Thank you for your answer! I think, I understand now. But why are the registers (and shared memory) shared bei all aktiv blocks of a multiprocessor? Look, the calculator shows this values:

ThreadsPerBlock: 128
RegistersPerThread: 8
SharedMemoryPerBlock: 2048

Allocation per thread block
Warps: 4
Registers: 1024
SharedMemory: 2048

Maximum thread blocks per multiprocessor
Registers/Multiprocessor: 8
SharedMemory/Multiprocessor: 8

TotalOfRegisters = 8192;

Registers/Multiprocessor(not per block) = TotalOfRegisters (RegistersPerThread * ThreadsPerBlock)

I thought, the registers and shared memory are reserved by ONE block!

Thanks in advance!

You can of course use up all registers and all shared memory of a multiprocessor with one block. But if a block doesn’t require all registers or all shared memory of a multiprocessor it is logical that several blocks are scheduled, otherwise it’s resources would not be used efficiently.

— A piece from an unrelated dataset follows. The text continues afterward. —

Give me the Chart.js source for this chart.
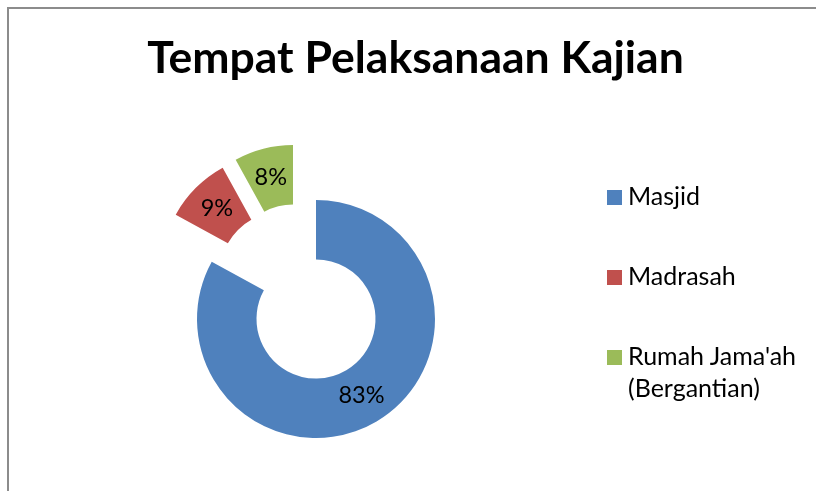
<!DOCTYPE html>
<html>
<head>
<meta charset="utf-8">
<script src="https://cdn.jsdelivr.net/npm/chart.js@4/dist/chart.umd.min.js"></script>
<style>
  html, body { margin:0; padding:0; background:#fff; }
  #wrap { position:relative; width:816px; height:491px; overflow:hidden; font-family: Lato, "Open Sans", sans-serif; }
  #frame { position:absolute; left:7px; top:7px; width:900px; height:600px; border:2px solid #8c8c8c; box-sizing:border-box; }
  #c { position:absolute; left:0; top:0; }
  #title { position:absolute; left:0; width:831px; top:33.5px; text-align:center; font-weight:700; font-size:44.5px; line-height:44.5px; color:#000; }
  .leg { position:absolute; left:607px; }
  .sw { position:absolute; left:0; width:15px; height:15px; }
  .lt { position:absolute; left:21px; font-size:25px; line-height:32px; color:#000; white-space:nowrap; }
</style>
</head>
<body>
<div id="wrap">
  <div id="frame"></div>
  <canvas id="c" width="816" height="491"></canvas>
  <div id="title">Tempat Pelaksanaan Kajian</div>
  <div id="legend"></div>
</div>
<script>
const categories = ["Masjid", "Madrasah", "Rumah Jama'ah (Bergantian)"];
const legendLines = [["Masjid"], ["Madrasah"], ["Rumah Jama'ah", "(Bergantian)"]];
const percentages = [83, 9, 8];

const colors = ["#4F81BD", "#C0504D", "#9BBB59"];
// explosion (style): pixel shift of each slice away from the centre
const explodeShift = [[0, 0], [-36, -47], [-23, -55]];

const explodePlugin = {
  id: 'explode',
  afterDatasetsUpdate(chart) {
    const meta = chart.getDatasetMeta(0);
    meta.data.forEach((arc, i) => {
      arc.x += explodeShift[i][0];
      arc.y += explodeShift[i][1];
    });
  }
};

const labelPlugin = {
  id: 'sliceLabels',
  afterDatasetsDraw(chart) {
    const ctx = chart.ctx;
    const meta = chart.getDatasetMeta(0);
    ctx.save();
    ctx.font = '23.5px Lato, "Open Sans", sans-serif';
    ctx.fillStyle = '#000';
    ctx.textAlign = 'center';
    ctx.textBaseline = 'middle';
    meta.data.forEach((arc, i) => {
      const p = arc.getCenterPoint();
      ctx.fillText(percentages[i] + '%', p.x, p.y);
    });
    ctx.restore();
  }
};

new Chart(document.getElementById('c'), {
  type: 'doughnut',
  data: {
    labels: categories,
    datasets: [{
      data: percentages,
      backgroundColor: colors,
      borderWidth: 0,
      radius: 119,
    }]
  },
  options: {
    responsive: false,
    animation: false,
    cutout: '50%',
    layout: { padding: { left: 0, right: 184, top: 147, bottom: 0 } },
    plugins: {
      legend: { display: false },
      tooltip: { enabled: false },
      title: { display: false }
    }
  },
  plugins: [explodePlugin, labelPlugin]
});

// HTML legend built from the categories
const legTops = [179.3, 259.3, 339.3];
const legend = document.getElementById('legend');
legendLines.forEach((lines, i) => {
  const item = document.createElement('div');
  item.className = 'leg';
  item.style.top = legTops[i] + 'px';
  const sw = document.createElement('div');
  sw.className = 'sw';
  sw.style.background = colors[i];
  sw.style.top = '10.5px';
  const t = document.createElement('div');
  t.className = 'lt';
  t.innerHTML = lines.map(s => s.replace(/&/g,'&amp;')).join('<br>');
  item.appendChild(sw);
  item.appendChild(t);
  legend.appendChild(item);
});
</script>
</body>
</html>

But if a block is not interruptable, it’s not necessary to share the memory. Each block will be perfomed serial. So, memory that is occupied by a block can be freed after the execution of it’s threads. So, the next block is able to allocate the complete memory (or all registers) of the multiprocessor. There can’t be conflicts between memory accesses of different blocks.

I think, there are only two options: Either blocks are interruptable, than sharing the memory is sensefull or there are not interruptable, than it’s not sensefull.

If I’m mistaken, help me PLEASE!

I think there is a misunderstanding here about what “interruptible” means. Blocks cannot be interrupted or preempted is the usual sense. Once a block is scheduled, it has to run to completion (that is all of its threads must exit). There is no way to use signals or interrupts or any comparable mechanism to make a block yield or stop from user space. But blocks do not run serially. The finest level of scheduling granularity is a warp of 32 threads, and a given multiprocessor runs a warp in an SIMD fashion that might be thought of as serial - each of the eight cores in a multiprocessor runs each broadcast instruction 4 times to complete one instruction for all 32 threads in an active warp. The scheduler in the GPU can context switch and schedule warps of threads from multiple active blocks on a given mutliprocessor - this allows for instruction pipelining and memory latency hiding.

The scheduler will run as many active blocks on a mulitprocessor as there are free resources: registers (16384/8192), shared memory (16kb) and thread state (768 threads). The occupancy spreadsheet tells you how many blocks that will be, for any given set of kernel resource requirements.

Thank you very much! Now, everything is absolute clear! :thumbup: